==== Available records

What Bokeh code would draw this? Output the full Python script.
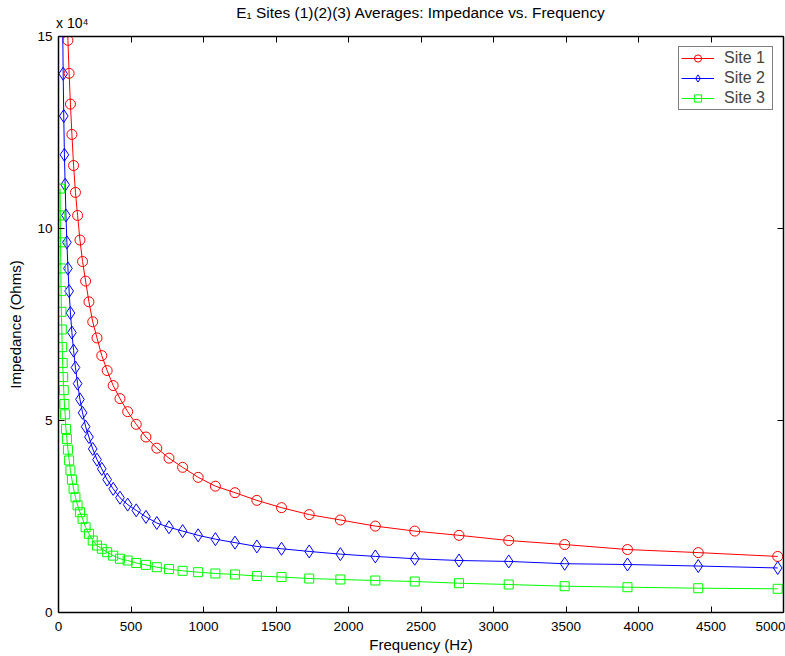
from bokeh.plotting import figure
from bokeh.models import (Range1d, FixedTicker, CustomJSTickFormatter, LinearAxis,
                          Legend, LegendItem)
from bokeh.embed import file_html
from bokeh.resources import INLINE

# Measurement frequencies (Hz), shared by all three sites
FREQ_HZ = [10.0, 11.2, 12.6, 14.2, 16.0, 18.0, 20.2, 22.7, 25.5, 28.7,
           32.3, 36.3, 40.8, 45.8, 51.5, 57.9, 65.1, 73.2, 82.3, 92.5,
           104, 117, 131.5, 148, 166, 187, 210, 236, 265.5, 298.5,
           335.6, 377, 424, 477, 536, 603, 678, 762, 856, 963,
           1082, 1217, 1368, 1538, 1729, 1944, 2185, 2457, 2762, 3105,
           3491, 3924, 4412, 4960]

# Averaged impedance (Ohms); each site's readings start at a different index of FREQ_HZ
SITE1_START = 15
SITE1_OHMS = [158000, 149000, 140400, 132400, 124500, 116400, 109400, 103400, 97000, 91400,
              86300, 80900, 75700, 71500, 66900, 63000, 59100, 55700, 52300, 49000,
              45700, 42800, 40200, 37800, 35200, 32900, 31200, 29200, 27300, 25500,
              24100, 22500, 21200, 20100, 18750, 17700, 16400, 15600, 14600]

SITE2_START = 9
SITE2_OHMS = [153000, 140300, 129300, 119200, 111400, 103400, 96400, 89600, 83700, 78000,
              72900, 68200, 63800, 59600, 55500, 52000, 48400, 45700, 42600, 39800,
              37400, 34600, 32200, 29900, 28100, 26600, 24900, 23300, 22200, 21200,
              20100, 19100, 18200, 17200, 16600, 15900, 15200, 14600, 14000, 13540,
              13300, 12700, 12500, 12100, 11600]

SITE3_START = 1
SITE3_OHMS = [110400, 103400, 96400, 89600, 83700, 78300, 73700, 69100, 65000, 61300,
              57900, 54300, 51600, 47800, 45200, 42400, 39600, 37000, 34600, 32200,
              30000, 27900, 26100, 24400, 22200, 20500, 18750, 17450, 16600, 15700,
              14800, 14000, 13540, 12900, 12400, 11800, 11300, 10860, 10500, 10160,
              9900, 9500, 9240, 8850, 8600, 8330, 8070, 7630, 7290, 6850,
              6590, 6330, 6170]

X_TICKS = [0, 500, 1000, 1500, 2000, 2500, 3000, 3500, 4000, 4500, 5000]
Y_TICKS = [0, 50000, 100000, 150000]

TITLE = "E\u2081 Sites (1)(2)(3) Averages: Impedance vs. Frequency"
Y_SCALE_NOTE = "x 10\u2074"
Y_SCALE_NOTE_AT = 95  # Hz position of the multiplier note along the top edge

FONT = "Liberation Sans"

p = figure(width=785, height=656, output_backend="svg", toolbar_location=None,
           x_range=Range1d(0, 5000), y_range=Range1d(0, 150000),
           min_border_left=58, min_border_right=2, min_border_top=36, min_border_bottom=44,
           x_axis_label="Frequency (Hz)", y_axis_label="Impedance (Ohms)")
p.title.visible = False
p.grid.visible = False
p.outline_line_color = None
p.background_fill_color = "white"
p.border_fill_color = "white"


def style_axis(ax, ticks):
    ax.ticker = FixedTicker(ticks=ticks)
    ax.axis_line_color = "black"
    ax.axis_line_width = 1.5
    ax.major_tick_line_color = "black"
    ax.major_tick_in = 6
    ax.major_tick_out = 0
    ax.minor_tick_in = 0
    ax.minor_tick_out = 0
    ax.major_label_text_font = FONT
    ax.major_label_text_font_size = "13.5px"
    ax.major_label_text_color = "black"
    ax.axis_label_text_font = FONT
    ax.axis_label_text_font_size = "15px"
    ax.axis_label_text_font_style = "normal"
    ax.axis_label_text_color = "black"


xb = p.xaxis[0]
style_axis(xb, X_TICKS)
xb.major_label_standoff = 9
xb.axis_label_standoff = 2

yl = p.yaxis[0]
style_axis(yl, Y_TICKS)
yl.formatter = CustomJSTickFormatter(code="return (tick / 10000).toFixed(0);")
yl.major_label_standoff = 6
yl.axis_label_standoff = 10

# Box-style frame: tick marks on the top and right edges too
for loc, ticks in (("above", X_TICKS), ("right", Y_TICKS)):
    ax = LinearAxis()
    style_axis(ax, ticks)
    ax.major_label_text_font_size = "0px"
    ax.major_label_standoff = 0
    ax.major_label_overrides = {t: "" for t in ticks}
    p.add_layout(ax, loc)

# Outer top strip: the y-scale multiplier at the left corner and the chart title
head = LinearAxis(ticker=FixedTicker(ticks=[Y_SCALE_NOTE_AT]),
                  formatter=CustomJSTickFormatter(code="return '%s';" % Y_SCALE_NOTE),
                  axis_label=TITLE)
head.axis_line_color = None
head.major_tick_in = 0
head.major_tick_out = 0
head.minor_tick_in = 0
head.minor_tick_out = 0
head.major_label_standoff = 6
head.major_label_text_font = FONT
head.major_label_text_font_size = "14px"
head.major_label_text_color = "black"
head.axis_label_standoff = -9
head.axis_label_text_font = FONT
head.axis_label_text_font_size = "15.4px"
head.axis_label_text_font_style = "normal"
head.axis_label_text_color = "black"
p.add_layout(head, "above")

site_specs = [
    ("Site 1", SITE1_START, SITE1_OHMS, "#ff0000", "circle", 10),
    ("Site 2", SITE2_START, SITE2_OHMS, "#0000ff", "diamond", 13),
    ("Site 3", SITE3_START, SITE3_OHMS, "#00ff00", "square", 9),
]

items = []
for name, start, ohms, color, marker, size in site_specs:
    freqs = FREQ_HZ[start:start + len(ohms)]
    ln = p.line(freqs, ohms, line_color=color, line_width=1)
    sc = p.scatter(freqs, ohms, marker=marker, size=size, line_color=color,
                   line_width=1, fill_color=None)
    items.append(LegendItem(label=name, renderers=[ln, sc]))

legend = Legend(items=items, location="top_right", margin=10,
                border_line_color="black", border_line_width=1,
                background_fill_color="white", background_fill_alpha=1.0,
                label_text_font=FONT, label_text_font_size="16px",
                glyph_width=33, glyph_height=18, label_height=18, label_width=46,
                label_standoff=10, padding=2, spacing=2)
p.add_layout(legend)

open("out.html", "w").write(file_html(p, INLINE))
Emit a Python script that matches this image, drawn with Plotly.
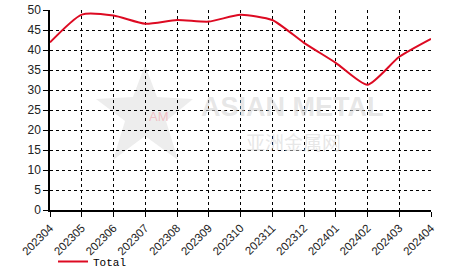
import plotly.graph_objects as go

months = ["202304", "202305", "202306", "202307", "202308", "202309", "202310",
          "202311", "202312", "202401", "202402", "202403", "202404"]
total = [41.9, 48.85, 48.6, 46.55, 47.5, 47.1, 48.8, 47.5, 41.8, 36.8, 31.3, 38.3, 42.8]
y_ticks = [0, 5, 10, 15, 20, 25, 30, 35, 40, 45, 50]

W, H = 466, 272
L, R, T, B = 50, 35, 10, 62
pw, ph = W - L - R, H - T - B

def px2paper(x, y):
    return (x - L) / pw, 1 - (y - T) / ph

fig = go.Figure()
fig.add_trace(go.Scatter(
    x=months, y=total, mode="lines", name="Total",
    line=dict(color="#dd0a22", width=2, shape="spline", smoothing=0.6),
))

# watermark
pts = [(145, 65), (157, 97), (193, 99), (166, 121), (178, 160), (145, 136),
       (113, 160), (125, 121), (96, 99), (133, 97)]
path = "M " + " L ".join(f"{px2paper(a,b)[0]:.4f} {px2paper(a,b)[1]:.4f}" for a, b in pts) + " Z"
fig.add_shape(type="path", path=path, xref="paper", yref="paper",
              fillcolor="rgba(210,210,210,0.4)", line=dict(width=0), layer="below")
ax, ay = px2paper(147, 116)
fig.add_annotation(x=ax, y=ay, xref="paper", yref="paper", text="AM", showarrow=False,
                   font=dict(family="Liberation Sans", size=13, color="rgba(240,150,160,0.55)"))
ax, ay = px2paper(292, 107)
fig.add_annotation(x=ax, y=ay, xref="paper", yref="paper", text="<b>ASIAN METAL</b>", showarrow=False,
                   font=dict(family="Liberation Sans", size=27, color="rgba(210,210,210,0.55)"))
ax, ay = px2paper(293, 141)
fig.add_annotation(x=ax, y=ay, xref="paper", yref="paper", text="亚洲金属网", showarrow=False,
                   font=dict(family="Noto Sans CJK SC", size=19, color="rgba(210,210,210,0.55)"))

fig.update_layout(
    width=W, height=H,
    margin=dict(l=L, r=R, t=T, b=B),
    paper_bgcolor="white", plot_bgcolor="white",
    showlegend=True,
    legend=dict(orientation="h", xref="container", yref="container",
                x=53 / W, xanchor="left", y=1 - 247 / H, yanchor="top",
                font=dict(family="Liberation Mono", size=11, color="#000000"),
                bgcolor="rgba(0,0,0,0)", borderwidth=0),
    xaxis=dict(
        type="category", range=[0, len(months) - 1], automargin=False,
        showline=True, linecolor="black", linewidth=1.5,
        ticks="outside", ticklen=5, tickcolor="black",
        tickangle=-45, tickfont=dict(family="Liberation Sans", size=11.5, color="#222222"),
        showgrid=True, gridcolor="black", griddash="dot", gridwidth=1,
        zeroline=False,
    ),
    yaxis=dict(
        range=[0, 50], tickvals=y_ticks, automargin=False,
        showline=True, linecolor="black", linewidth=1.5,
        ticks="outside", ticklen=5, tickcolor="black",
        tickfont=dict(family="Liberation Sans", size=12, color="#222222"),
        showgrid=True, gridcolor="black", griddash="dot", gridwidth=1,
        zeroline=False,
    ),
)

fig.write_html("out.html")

========

## Objective:
Scan the material above for the string "code" and return the lines that hold it.

## Complete answer:
What Bokeh code would draw this? Output the full Python script.
yl.formatter = CustomJSTickFormatter(code="return (tick / 10000).toFixed(0);")
                  formatter=CustomJSTickFormatter(code="return '%s';" % Y_SCALE_NOTE),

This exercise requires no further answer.